Florida could become most restrictive state for inmate visits
For three hours Tuesday morning, state officials listened to angry family members upset over proposed changes that would make Florida the most restrictive state in the country to visit a prison inmate.
Family visits could be cut from as much as 12 hours a weekend to as little as four hours a month.
As many as 200 people, mostly wives, girlfriends and children, showed up to express their anger over a proposed new rule that would restrict prison visitation.
Currently, families can visit as long as six hours a day on weekends and holidays. The Department of Corrections says short staffing and an increase in contraband are forcing the change, which would limit visitation to as little as two hours twice a month.
Krystal Lago of Spring Hill nearly broke down.
"My kids look forward to spending time with their father… excuse me," she said.
Sarah Chancery made the trip from Plant City.
"I think it will increase violence. I think it will not affect the proposed issues at all," Chancery said.
And a plan by the department to create video chats is raising big concerns. Many fear the video chats are the beginning of the end of in-person visits.

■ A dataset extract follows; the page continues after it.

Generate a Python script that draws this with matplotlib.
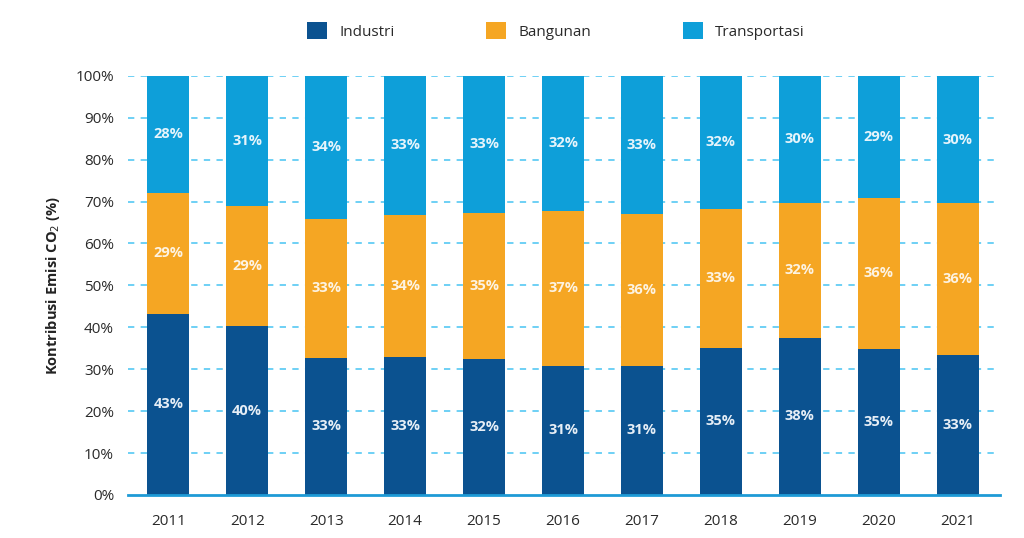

"We need that hug. We need that kiss. We need for our family members that's locked up to see us, hold on to us, kiss us," said Shirley Reed of Jacksonville.
The prisoners' families are expected to challenge the change if and when it is implemented.
The shortened visitation will affect most prisons in the state.
The rule also broadens the state's ability to cancel visits if institutions are seeing a spike in contraband, violence, or other factors determined by the warden.